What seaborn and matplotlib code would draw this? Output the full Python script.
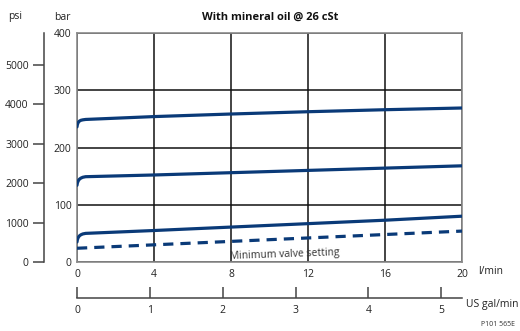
import pandas as pd
import matplotlib.pyplot as plt
import seaborn as sns

# Values (flow in l/min, pressure in bar)
flow = [0, 0.02, 0.06, 0.12, 0.2, 0.3, 0.45, 4, 8, 12, 16, 20]
high_setting = [236, 240, 243.5, 246, 247.5, 248.3, 249, 254, 258.5, 262.5, 266, 269]
mid_setting = [134, 138, 141.5, 144.5, 146.5, 148, 149, 152, 156, 160, 164, 168]
low_setting = [35, 39, 42.5, 45.5, 47.5, 49, 50, 55, 61, 67, 73, 80]

min_flow = [0, 4, 8, 12, 16, 20]
min_setting = [24, 30, 36, 42, 48, 54]

lpm_ticks = [0, 4, 8, 12, 16, 20]
bar_ticks = [0, 100, 200, 300, 400]
psi_ticks = [0, 1000, 2000, 3000, 4000, 5000]
gpm_ticks = [0, 1, 2, 3, 4, 5]

PSI_PER_BAR = 14.5038
LPM_PER_GPM = 3.78541

sns.set_style("white")
plt.rcParams['font.family'] = ['Open Sans', 'DejaVu Sans']
plt.rcParams['font.size'] = 7.5

navy = '#0a3a78'
spine_grey = '#8a8a8a'

curves = pd.DataFrame({
    'flow': flow * 3,
    'pressure': high_setting + mid_setting + low_setting,
    'setting': ['high'] * len(flow) + ['mid'] * len(flow) + ['low'] * len(flow),
})
min_df = pd.DataFrame({'flow': min_flow, 'pressure': min_setting})

fig = plt.figure(figsize=(5.2, 3.31), dpi=100)
ax = fig.add_axes([77 / 520, 1 - 262 / 331, 385 / 520, 229 / 331])

sns.lineplot(data=curves, x='flow', y='pressure', units='setting', estimator=None,
             color=navy, linewidth=2.3, ax=ax, zorder=3)
sns.lineplot(data=min_df, x='flow', y='pressure', color=navy, linewidth=2.3,
             ax=ax, zorder=3, dashes=False)
ax.lines[-1].set_dashes((3.2, 2.2))
ax.lines[-1].set_solid_capstyle('butt')
for ln in ax.lines[:-1]:
    ln.set_solid_capstyle('round')
    ln.set_solid_joinstyle('round')

ax.set_xlim(0, 20)
ax.set_ylim(0, 400)
ax.set_xticks(lpm_ticks)
ax.set_yticks(bar_ticks)
ax.set_xlabel('')
ax.set_ylabel('')
ax.grid(True, color='#111111', linewidth=1.1)
ax.tick_params(axis='both', length=0, pad=4, labelsize=7.5, colors='#222222')
ax.tick_params(axis='x', pad=5)
for s in ax.spines.values():
    s.set_color(spine_grey)
    s.set_linewidth(1.2)

ax.text(10.8, 13, 'Minimum valve setting', ha='center', va='center',
        rotation=2, fontsize=7.5, color='#333333')

# psi axis on the far left
psi_ax = ax.secondary_yaxis(-33 / 385, functions=(lambda b: b * PSI_PER_BAR,
                                                  lambda p: p / PSI_PER_BAR))
psi_ax.set_yticks(psi_ticks)
psi_ax.tick_params(axis='y', direction='out', length=8, width=1.1, color='#444444',
                   labelsize=7.5, labelcolor='#222222', pad=3)
psi_ax.spines['left'].set_color('#444444')
psi_ax.spines['left'].set_linewidth(1.1)

# US gal/min axis below
gpm_ax = ax.secondary_xaxis(-36 / 229, functions=(lambda l: l / LPM_PER_GPM,
                                                  lambda g: g * LPM_PER_GPM))
gpm_ax.set_xticks(gpm_ticks)
gpm_ax.tick_params(axis='x', direction='in', length=8, width=1.1, color='#444444',
                   labelsize=7.5, labelcolor='#222222', pad=5)
gpm_ax.spines['bottom'].set_color('#444444')
gpm_ax.spines['bottom'].set_linewidth(1.1)

fig.text(270 / 520, 1 - 17 / 331, 'With mineral oil @ 26 cSt', ha='center', va='center',
         fontsize=8, fontweight='bold', color='#111111')
fig.text(15 / 520, 1 - 17 / 331, 'psi', ha='center', va='center', fontsize=7.5, color='#222222')
fig.text(62 / 520, 1 - 17 / 331, 'bar', ha='center', va='center', fontsize=7.5, color='#222222')
fig.text(478 / 520, 1 - 272 / 331, 'l/min', ha='left', va='center', fontsize=7.5, color='#222222')
fig.text(466 / 520, 1 - 305 / 331, 'US gal/min', ha='left', va='center', fontsize=7.5, color='#222222')
fig.text(498 / 520, 1 - 325 / 331, 'P101 565E', ha='center', va='center', fontsize=5, color='#333333')

fig.savefig('out.png', dpi=100)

----------

Each line of the data should be quoted exactly, with pictures left out.

What seaborn and matplotlib code would draw this? Output the full Python script.
import pandas as pd
import matplotlib.pyplot as plt
import seaborn as sns

# Values (flow in l/min, pressure in bar)
flow = [0, 0.02, 0.06, 0.12, 0.2, 0.3, 0.45, 4, 8, 12, 16, 20]
high_setting = [236, 240, 243.5, 246, 247.5, 248.3, 249, 254, 258.5, 262.5, 266, 269]
mid_setting = [134, 138, 141.5, 144.5, 146.5, 148, 149, 152, 156, 160, 164, 168]
low_setting = [35, 39, 42.5, 45.5, 47.5, 49, 50, 55, 61, 67, 73, 80]

min_flow = [0, 4, 8, 12, 16, 20]
min_setting = [24, 30, 36, 42, 48, 54]

lpm_ticks = [0, 4, 8, 12, 16, 20]
bar_ticks = [0, 100, 200, 300, 400]
psi_ticks = [0, 1000, 2000, 3000, 4000, 5000]
gpm_ticks = [0, 1, 2, 3, 4, 5]

PSI_PER_BAR = 14.5038
LPM_PER_GPM = 3.78541

sns.set_style("white")
plt.rcParams['font.family'] = ['Open Sans', 'DejaVu Sans']
plt.rcParams['font.size'] = 7.5

navy = '#0a3a78'
spine_grey = '#8a8a8a'

curves = pd.DataFrame({
    'flow': flow * 3,
    'pressure': high_setting + mid_setting + low_setting,
    'setting': ['high'] * len(flow) + ['mid'] * len(flow) + ['low'] * len(flow),
})
min_df = pd.DataFrame({'flow': min_flow, 'pressure': min_setting})

fig = plt.figure(figsize=(5.2, 3.31), dpi=100)
ax = fig.add_axes([77 / 520, 1 - 262 / 331, 385 / 520, 229 / 331])

sns.lineplot(data=curves, x='flow', y='pressure', units='setting', estimator=None,
             color=navy, linewidth=2.3, ax=ax, zorder=3)
sns.lineplot(data=min_df, x='flow', y='pressure', color=navy, linewidth=2.3,
             ax=ax, zorder=3, dashes=False)
ax.lines[-1].set_dashes((3.2, 2.2))
ax.lines[-1].set_solid_capstyle('butt')
for ln in ax.lines[:-1]:
    ln.set_solid_capstyle('round')
    ln.set_solid_joinstyle('round')

ax.set_xlim(0, 20)
ax.set_ylim(0, 400)
ax.set_xticks(lpm_ticks)
ax.set_yticks(bar_ticks)
ax.set_xlabel('')
ax.set_ylabel('')
ax.grid(True, color='#111111', linewidth=1.1)
ax.tick_params(axis='both', length=0, pad=4, labelsize=7.5, colors='#222222')
ax.tick_params(axis='x', pad=5)
for s in ax.spines.values():
    s.set_color(spine_grey)
    s.set_linewidth(1.2)

ax.text(10.8, 13, 'Minimum valve setting', ha='center', va='center',
        rotation=2, fontsize=7.5, color='#333333')

# psi axis on the far left
psi_ax = ax.secondary_yaxis(-33 / 385, functions=(lambda b: b * PSI_PER_BAR,
                                                  lambda p: p / PSI_PER_BAR))
psi_ax.set_yticks(psi_ticks)
psi_ax.tick_params(axis='y', direction='out', length=8, width=1.1, color='#444444',
                   labelsize=7.5, labelcolor='#222222', pad=3)
psi_ax.spines['left'].set_color('#444444')
psi_ax.spines['left'].set_linewidth(1.1)

# US gal/min axis below
gpm_ax = ax.secondary_xaxis(-36 / 229, functions=(lambda l: l / LPM_PER_GPM,
                                                  lambda g: g * LPM_PER_GPM))
gpm_ax.set_xticks(gpm_ticks)
gpm_ax.tick_params(axis='x', direction='in', length=8, width=1.1, color='#444444',
                   labelsize=7.5, labelcolor='#222222', pad=5)
gpm_ax.spines['bottom'].set_color('#444444')
gpm_ax.spines['bottom'].set_linewidth(1.1)

fig.text(270 / 520, 1 - 17 / 331, 'With mineral oil @ 26 cSt', ha='center', va='center',
         fontsize=8, fontweight='bold', color='#111111')
fig.text(15 / 520, 1 - 17 / 331, 'psi', ha='center', va='center', fontsize=7.5, color='#222222')
fig.text(62 / 520, 1 - 17 / 331, 'bar', ha='center', va='center', fontsize=7.5, color='#222222')
fig.text(478 / 520, 1 - 272 / 331, 'l/min', ha='left', va='center', fontsize=7.5, color='#222222')
fig.text(466 / 520, 1 - 305 / 331, 'US gal/min', ha='left', va='center', fontsize=7.5, color='#222222')
fig.text(498 / 520, 1 - 325 / 331, 'P101 565E', ha='center', va='center', fontsize=5, color='#333333')

fig.savefig('out.png', dpi=100)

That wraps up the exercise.